From sketch BIM to design BIM

From sketch BIM to design BIM

 

As a promising technology for building lifecycle management, Building Information Modelling (BIM) has been extensively studied in the last decade.

A BIM is a shared knowledge resource for information about a facility forming a reliable basis for decisions during its life-cycle; defined as existing from earliest conception to demolition. BIM enables collaboration among varieties of stakeholders through data interoperability among different BIM applications.

Currently, BIM applications

involve every stage of a construction project, including conception, design, construction, and operation management.

BIM has been extensively applied in the design in construction sector. The design phase usually has two sub-stages: sketch design (short for sketch) and detailed design (short for design). Both sketch and design stages generate three-dimensional (3D) BIM models.

Due to different purposes, the sketch and design stages use different BIM tools. The most widely-used sketch BIM tools include SketchUp, Rhino, and Form-Z. The design BIM models are usually designed using software tools like Revit, ArchiCAD, Bentley Architecture, to name a few.

The different purposes and different tools result in the different organizations of sketch BIM models and design BIM models. Sketch BIM models can be considered as a project-level organization of BIM data, because all the data are aggregated into one or a few human/computer-unknown building elements.

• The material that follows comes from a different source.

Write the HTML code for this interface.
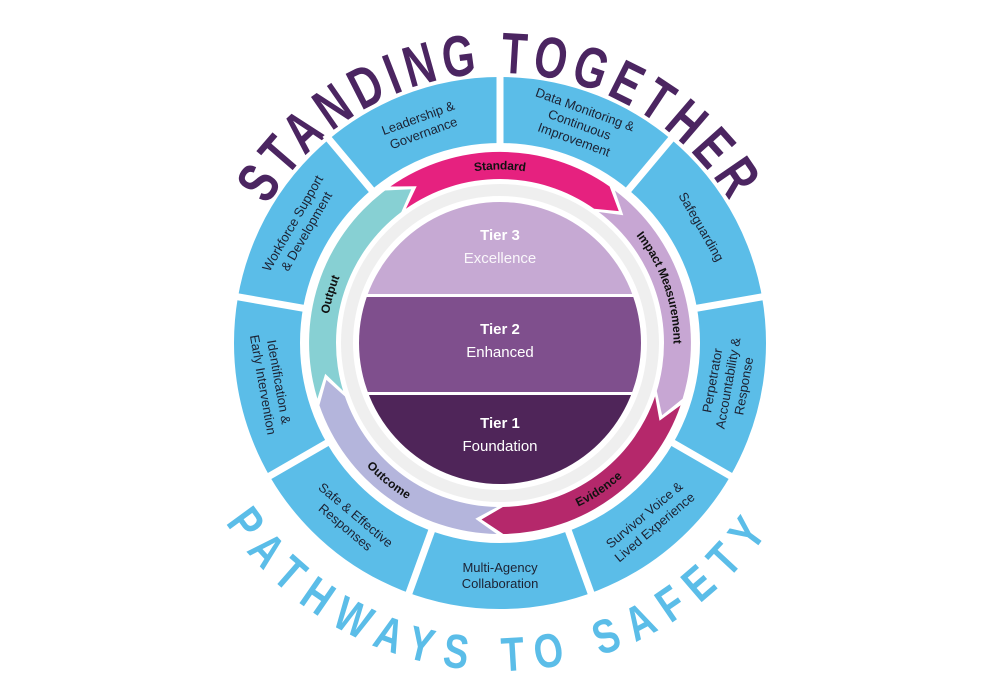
<!DOCTYPE html>
<html><head><meta charset="utf-8"><style>
html,body{margin:0;padding:0;background:#fff;}
svg{display:block;}
.seg{font-family:"Liberation Sans",sans-serif;font-size:13px;fill:#1c2233;text-anchor:middle;}
.arr{font-family:"Liberation Sans",sans-serif;font-size:12px;font-weight:bold;fill:#111;}
.tier{font-family:"Liberation Sans",sans-serif;fill:#fff;text-anchor:middle;}
.title{font-family:"Liberation Sans",sans-serif;font-weight:bold;}
</style></head><body>
<svg width="1000" height="700" viewBox="0 0 1000 700" xmlns="http://www.w3.org/2000/svg">
<defs>
<path id="tTop" d="M246.3,250.7 A270 270 0 0 1 753.7,250.7"/>
<path id="tBot" d="M191.8,455.2 A328 328 0 0 0 808.2,455.2"/>
<path id="pStd" d="M385.9,207 A177.5 177.5 0 0 1 614.1,207"/>
<path id="pImp" d="M591.4,190.8 A177.5 177.5 0 0 1 665.7,406.6"/>
<path id="pEvi" d="M481.5,519.5 A177.5 177.5 0 0 0 670.6,391.9"/>
<path id="pOutc" d="M325.8,376.9 A177.5 177.5 0 0 0 503.1,520.5"/>
<path id="pOutp" d="M337.9,415.2 A177.5 177.5 0 0 1 400.7,195.9"/>
<clipPath id="cc"><circle cx="500" cy="343" r="141"/></clipPath>
</defs>

<!-- titles -->
<text class="title" font-size="58" fill="#4b2561" letter-spacing="8"><textPath href="#tTop" startOffset="50%" text-anchor="middle" textLength="560" lengthAdjust="spacingAndGlyphs">STANDING TOGETHER</textPath></text>
<text class="title" font-size="48" fill="#5bbde8" letter-spacing="16"><textPath href="#tBot" startOffset="50%" text-anchor="middle" textLength="650" lengthAdjust="spacingAndGlyphs">PATHWAYS TO SAFETY</textPath></text>

<!-- blue ring -->
<circle cx="500" cy="343" r="233" fill="none" stroke="#5bbde8" stroke-width="66"/>
<g stroke="#fff" stroke-width="7">
<line x1="500" y1="148" x2="500" y2="71"/>
<line x1="625.3" y1="193.6" x2="674.8" y2="134.6"/>
<line x1="692" y1="309.1" x2="767.9" y2="295.8"/>
<line x1="668.9" y1="440.5" x2="735.6" y2="479"/>
<line x1="566.7" y1="526.2" x2="593" y2="598.6"/>
<line x1="433.3" y1="526.2" x2="407" y2="598.6"/>
<line x1="331.1" y1="440.5" x2="264.4" y2="479"/>
<line x1="308" y1="309.1" x2="232.1" y2="295.8"/>
<line x1="374.7" y1="193.6" x2="325.2" y2="134.6"/>
</g>

<!-- segment labels -->
<text class="seg" transform="translate(420.6,125) rotate(-20)"><tspan x="0" y="-3">Leadership &amp;</tspan><tspan x="0" y="13">Governance</tspan></text>
<text class="seg" transform="translate(579.4,125) rotate(20)"><tspan x="0" y="-12">Data Monitoring &amp;</tspan><tspan x="0" y="4">Continuous</tspan><tspan x="0" y="20">Improvement</tspan></text>
<text class="seg" transform="translate(700.9,227) rotate(60)"><tspan x="0" y="4">Safeguarding</tspan></text>
<text class="seg" transform="translate(728.5,383.3) rotate(-80)"><tspan x="0" y="-12">Perpetrator</tspan><tspan x="0" y="4">Accountability &amp;</tspan><tspan x="0" y="20">Response</tspan></text>
<text class="seg" transform="translate(649.1,520.7) rotate(-40)"><tspan x="0" y="-3">Survivor Voice &amp;</tspan><tspan x="0" y="13">Lived Experience</tspan></text>
<text class="seg" transform="translate(500,575) rotate(0)"><tspan x="0" y="-3">Multi-Agency</tspan><tspan x="0" y="13">Collaboration</tspan></text>
<text class="seg" transform="translate(350.9,520.7) rotate(40)"><tspan x="0" y="-3">Safe &amp; Effective</tspan><tspan x="0" y="13">Responses</tspan></text>
<text class="seg" transform="translate(271.5,383.3) rotate(80)"><tspan x="0" y="-3">Identification &amp;</tspan><tspan x="0" y="13">Early Intervention</tspan></text>
<text class="seg" transform="translate(299.1,227) rotate(-60)"><tspan x="0" y="-3">Workforce Support</tspan><tspan x="0" y="13">&amp; Development</tspan></text>

<!-- arrows -->
<path fill="#e6217f" d="M390.4,186.5 A191 191 0 0 1 609.6,186.5 L618.8,211.1 L594.1,208.7 A164 164 0 0 0 405.9,208.7 L416.7,186.3 Z"/>
<path fill="#c7a6d3" d="M614.9,190.5 A191 191 0 0 1 682.6,398.8 L662.1,415.2 L656.8,391 A164 164 0 0 0 598.7,212 L623.3,215.3 Z"/>
<path fill="#b5286b" d="M680.6,405.2 A191 191 0 0 1 503.3,534 L481.5,519.5 L502.9,507 A164 164 0 0 0 655.1,396.4 L659.5,420.8 Z"/>
<path fill="#b4b5dc" d="M496.7,534 A191 191 0 0 1 319.4,405.2 L326.4,379.9 L344.9,396.4 A164 164 0 0 0 497.1,507 L475.3,518.8 Z"/>
<path fill="#87d0d3" d="M317.4,398.8 A191 191 0 0 1 385.1,190.5 L411.25,189.3 L401.3,212 A164 164 0 0 0 343.2,391 L325.2,373.8 Z"/>

<text class="arr" dominant-baseline="central"><textPath href="#pStd" startOffset="50%" text-anchor="middle">Standard</textPath></text>
<text class="arr" dominant-baseline="central"><textPath href="#pImp" startOffset="50%" text-anchor="middle">Impact Measurement</textPath></text>
<text class="arr" dominant-baseline="central"><textPath href="#pEvi" startOffset="50%" text-anchor="middle">Evidence</textPath></text>
<text class="arr" dominant-baseline="central"><textPath href="#pOutc" startOffset="50%" text-anchor="middle">Outcome</textPath></text>
<text class="arr" dominant-baseline="central"><textPath href="#pOutp" startOffset="50%" text-anchor="middle">Output</textPath></text>

<!-- inner rings -->
<circle cx="500" cy="343" r="159" fill="#efefef"/>
<circle cx="500" cy="343" r="147" fill="#fff"/>
<g clip-path="url(#cc)">
<rect x="350" y="195" width="300" height="99" fill="#c6a9d3"/>
<rect x="350" y="297" width="300" height="95" fill="#7f4f8d"/>
<rect x="350" y="395" width="300" height="100" fill="#4f2559"/>
</g>
<text class="tier" x="500" y="240" font-size="15" font-weight="bold">Tier 3</text>
<text class="tier" x="500" y="263" font-size="15" fill-opacity="0.9">Excellence</text>
<text class="tier" x="500" y="334" font-size="15" font-weight="bold">Tier 2</text>
<text class="tier" x="500" y="357" font-size="15">Enhanced</text>
<text class="tier" x="500" y="428" font-size="15" font-weight="bold">Tier 1</text>
<text class="tier" x="500" y="451" font-size="15">Foundation</text>
</svg>
</body></html>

Additionally, sketch BIM models usually have little property data. That is, a sketch BIM model usually focuses on 3D design from an overall view and ignores the definition of elements and their semantic data.

Contrarily, design BIM models are organized in the element-level, where each element has well-defined semantic and geometric data. Subsequently, a BIM application can obtain both semantic and geometric

data of a building element directly from a design BIM model.

As a downstream stage of the sketch, the design stage expects to reuse the data in sketch BIM models to improve the design efficiency. However, the different data organizations hinder the reusability of sketch BIM models in the design stage.

Because the design BIM tools can not directly obtain data of building elements from sketch BIM models. This triggers new demands to abstract reusable building elements from sketch BIM models to facilitate the BIM design.

Industrial Foundation Classes (IFC) is an open, vendor-neutral, international standard (ISO 16739–1:2018) of BIM. The mainstream BIM tools in both sketch and design stages support the IFC specification. Without loss of generality, a BIM model means an IFC file in this study. Although some studies investigated the geometric description of an IFC file and its applications, the recognition of reusable building elements from sketch BIM models remains unexplored.

The exploration of building element identification from a sketch BIM model will bridge the gap between sketch BIM models and design BIM models, smooth the reusability of data from the sketch stage to design stage and improve the design efficiency by avoiding the redesigning of building elements.